I’m 5’11" and 230 lbs (up to 240 at times). I’ve been using everything from a 20-year-old Perception Sea Passage fiberglass shaft paddle to a carbon-shaft Werner Shuna, to a Gearlab carbon fiber Greenland paddle as an outrigger and I don’t recall ever feeling like I was going to break one.

If you swing both legs out you shouldn’t be leaning fully on the outrigger, It’s just there to provide a few extra pounds of resistance as you stand up (or slid in).

@Allan Olesen said:

Run for 30 minutes at the highest speed you can hold for all 30 minutes. 10 minutes into the run, start logging your heart rate, so you get a log of the last 20 minutes of the run. Your average heart rate for those 20 minutes will be your lactate threshold - or at least a lactate threshold approximation which is closer to the truth than the age based methods.

Not a runner. Left knee doesn’t like it (leg fracture some years ago). For me, endurance training on my indoor rower has given the best benefit. I’m okay with using the approximations as my body lets me know when I’m at zone 4 on the rower.

@GrumpySquatch said:
I’m 5’11" and 230 lbs (up to 240 at times). I’ve been using everything from a 20-year-old Perception Sea Passage fiberglass shaft paddle to a carbon-shaft Werner Shuna, to a Gearlab carbon fiber Greenland paddle as an outrigger and I don’t recall ever feeling like I was going to break one.

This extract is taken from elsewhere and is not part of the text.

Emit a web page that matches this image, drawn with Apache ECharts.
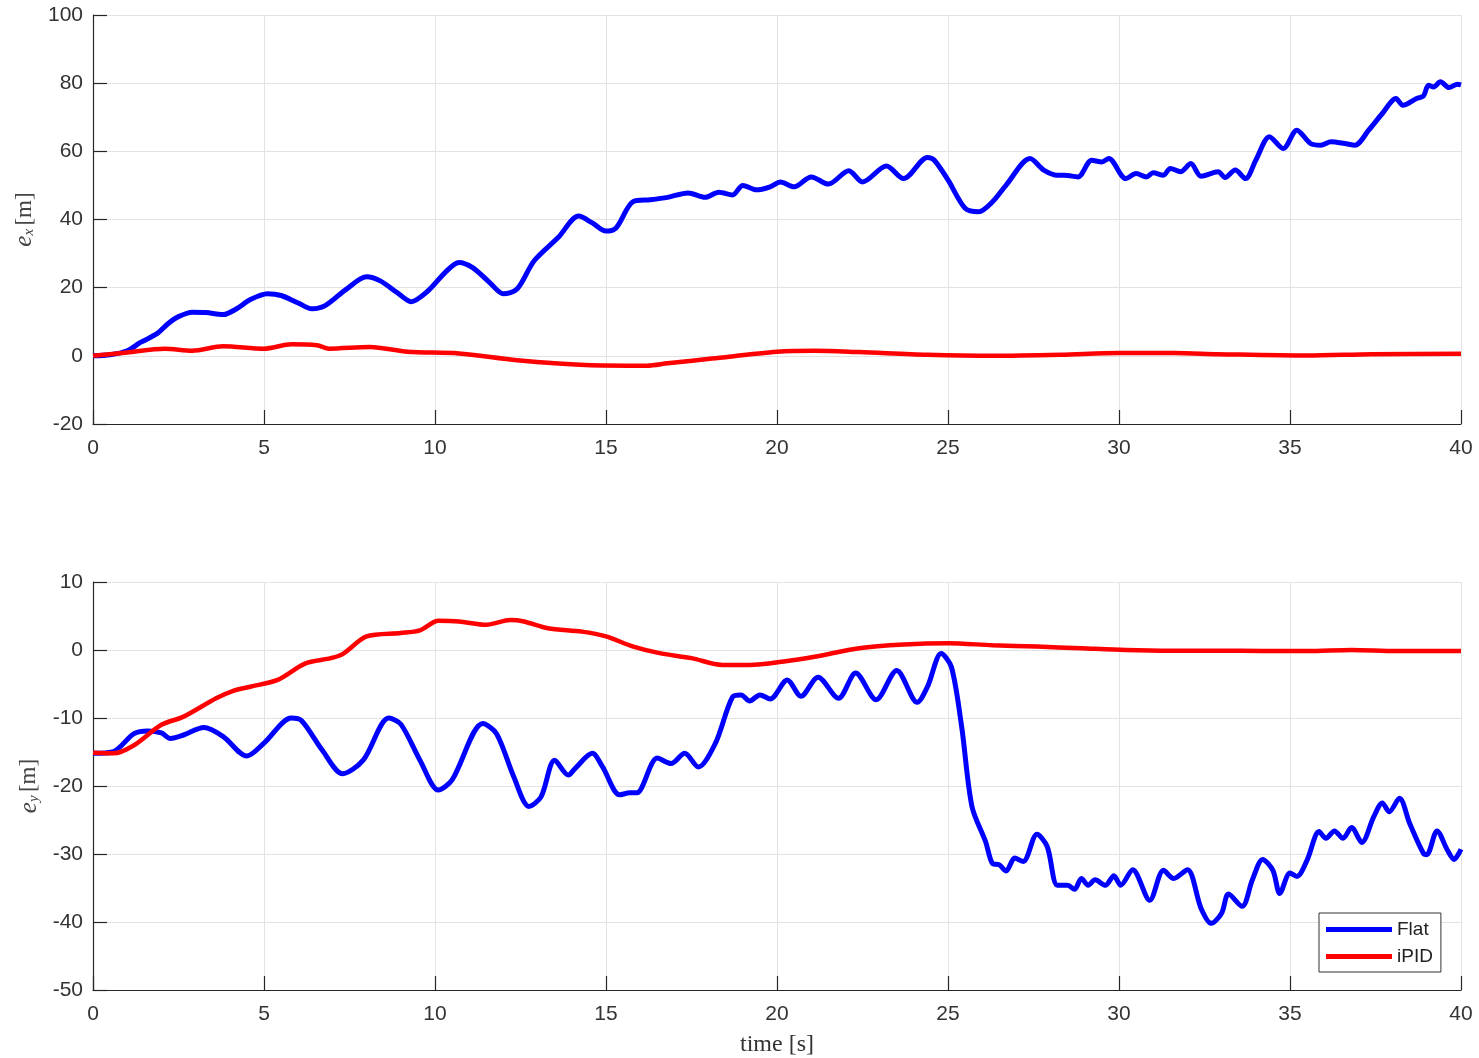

I think the risc of breaking the paddle is highest when you exit on a jetty. The way I teach beginners to do this is with one hand on the paddle and cockpit coaming directly behind them, and the other hand on the paddle over the jetty. This prevents that they accidentally push the kayak away from the jetty when they exit. But if they place their hand midway between the point where the paddle is supported on the kayak and the point where the paddle is supported on the jetty, they can create a huge bending moment. If I do it, I can feel the paddle flexing a lot. So I also teach heavy paddlers to place the “jetty hand” nearer to the kayak than they feel convenient as this will reduce the bending moment.